A clear chain of custody provides that assurance. Each transfer, access event, and storage condition should be recorded, alongside the identity of custodians and the tools used to extract or preserve materials. Proper custody records support evidentiary requirements by showing that the material being relied upon is the same material originally collected and that it has not been altered or selectively curated.
The need is especially apparent in digital investigations: for example, in a technology or cyber-incident context, logging the imaging of devices, server archives, and cloud repositories — with time stamps and custodial responsibility — allows a court to rely on the digital artefacts as faithful representations of original system states.
5. Follow Legal Protocols
Investigative steps must be aligned with the governing legal environment, because evidence obtained in breach of law risks challenge or exclusion. This includes respecting privacy rules, employment obligations, confidentiality undertakings, and cross-border transfer restrictions.
Legal protocols also shape proportionality as regards how much data can be taken, how it may be used, and who may access it.

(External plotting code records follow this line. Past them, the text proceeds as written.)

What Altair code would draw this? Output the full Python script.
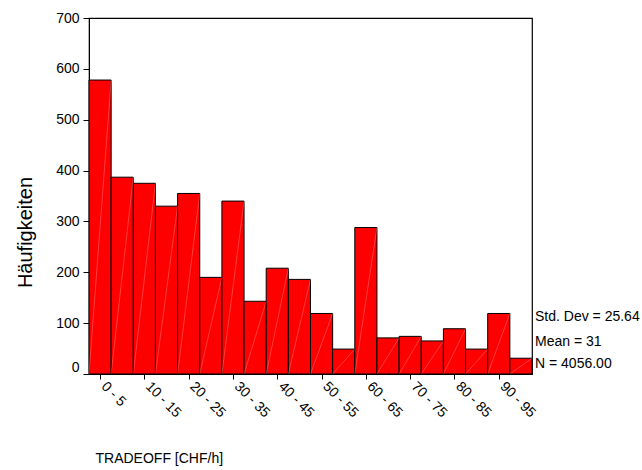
import altair as alt
import pandas as pd

# ---- data ----
bin_start = [0, 5, 10, 15, 20, 25, 30, 35, 40, 45, 50, 55, 60, 65, 70, 75, 80, 85, 90, 95]
bin_width = 5
counts = [578, 387, 375, 330, 355, 190, 340, 143, 208, 186,
          119, 49, 288, 71, 74, 65, 89, 49, 119, 31]
tick_values = [2.5, 12.5, 22.5, 32.5, 42.5, 52.5, 62.5, 72.5, 82.5, 92.5]
tick_labels = ["0 - 5", "10 - 15", "20 - 25", "30 - 35", "40 - 45",
               "50 - 55", "60 - 65", "70 - 75", "80 - 85", "90 - 95"]
y_ticks = [0, 100, 200, 300, 400, 500, 600, 700]
stats_lines = ["Std. Dev = 25.64", "Mean = 31", "N = 4056.00"]

df = pd.DataFrame({
    "start": bin_start,
    "end": [s + bin_width for s in bin_start],
    "count": counts,
    "zero": [0] * len(counts),
})

W, H = 443, 356
PAD_L, PAD_T = 89, 18
FONT = "Liberation Sans"

label_map = "{" + ", ".join(f"'{v}': '{l}'" for v, l in zip(tick_values, tick_labels)) + "}"
label_expr = f"({label_map})[toString(datum.value)]"

xscale = alt.Scale(domain=[0, 100], nice=False, zero=False)
yscale = alt.Scale(domain=[0, 700], nice=False)

bars = alt.Chart(df).mark_bar(
    color="#ff0000", stroke="black", strokeWidth=1, opacity=1
).encode(
    x=alt.X("start:Q", scale=xscale,
            axis=alt.Axis(values=tick_values, labelExpr=label_expr,
                          labelAngle=45, labelAlign="left", labelBaseline="middle",
                          labelPadding=5, labelOffset=3, tickSize=5, grid=False,
                          domainColor="black", tickColor="black",
                          labelColor="black", labelFont=FONT, labelFontSize=14,
                          labelOverlap=False,
                          title="TRADEOFF [CHF/h]", titleFont=FONT, titleFontSize=14,
                          titleFontWeight="normal", titleColor="black",
                          titleAnchor="start", titleAlign="left", titleBaseline="alphabetic",
                          titleX=6, titleY=88)),
    x2="end:Q",
    y=alt.Y("count:Q", scale=yscale,
            axis=alt.Axis(values=y_ticks, tickSize=6, grid=False,
                          domainColor="black", tickColor="black",
                          labelColor="black", labelFont=FONT, labelFontSize=14,
                          labelPadding=4,
                          labelBaseline=alt.condition("datum.value == 0",
                                                      alt.value("bottom"),
                                                      alt.value("middle")),
                          title="Häufigkeiten", titleFont=FONT, titleFontSize=20,
                          titleFontWeight="normal", titleColor="black",
                          titleAngle=-90, titleAlign="center", titleBaseline="middle",
                          titleX=-64, titleY=214)),
    y2="zero:Q",
)

diag = alt.Chart(df).mark_rule(color="white", strokeWidth=0.6, opacity=0.4).encode(
    x=alt.X("start:Q", scale=xscale),
    x2="end:Q",
    y=alt.Y("zero:Q", scale=yscale),
    y2="count:Q",
)

stat_y = [299, 324, 346]
texts = [
    alt.Chart(pd.DataFrame({"t": [line]})).mark_text(
        align="left", baseline="middle", font=FONT, fontSize=14, color="black"
    ).encode(text="t:N", x=alt.value(W + 3), y=alt.value(yy))
    for line, yy in zip(stats_lines, stat_y)
]

chart = alt.layer(bars, diag, *texts).properties(
    width=W, height=H,
    autosize=alt.AutoSizeParams(type="none"),
    padding={"left": PAD_L, "top": PAD_T,
             "right": 642 - PAD_L - W, "bottom": 470 - PAD_T - H},
    background="white",
).configure_view(stroke="black", strokeWidth=1.2)

chart.save("out.html", embed_options={"renderer": "svg", "actions": False})
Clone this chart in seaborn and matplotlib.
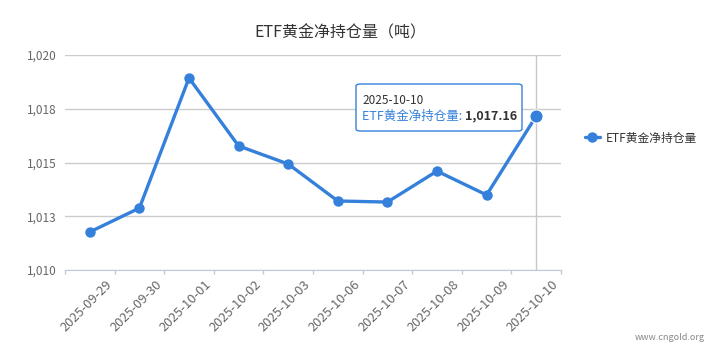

For example, in the energy or natural-resources context, field-inspection records, environmental samples, and joint-venture documents must be collected in line with permitting regimes and contractual agreements to remain defensible before regulators or courts.
6. Prepare Clear Reports
A report that is logically structured and evidentially transparent is far more likely to withstand adversarial scrutiny.
Clarity requires separating facts from allegations, specifying the source of each material finding, explaining the analytical reasoning applied, and acknowledging limitations or unresolved conflicts where they exist. This approach enables decision-makers to trace how conclusions were reached and why they are defensible. In public-sector investigations, for example, reports that clearly map issues to evidence and evidence to conclusions tend to perform better under judicial review, legislative oversight, or disciplinary proceedings.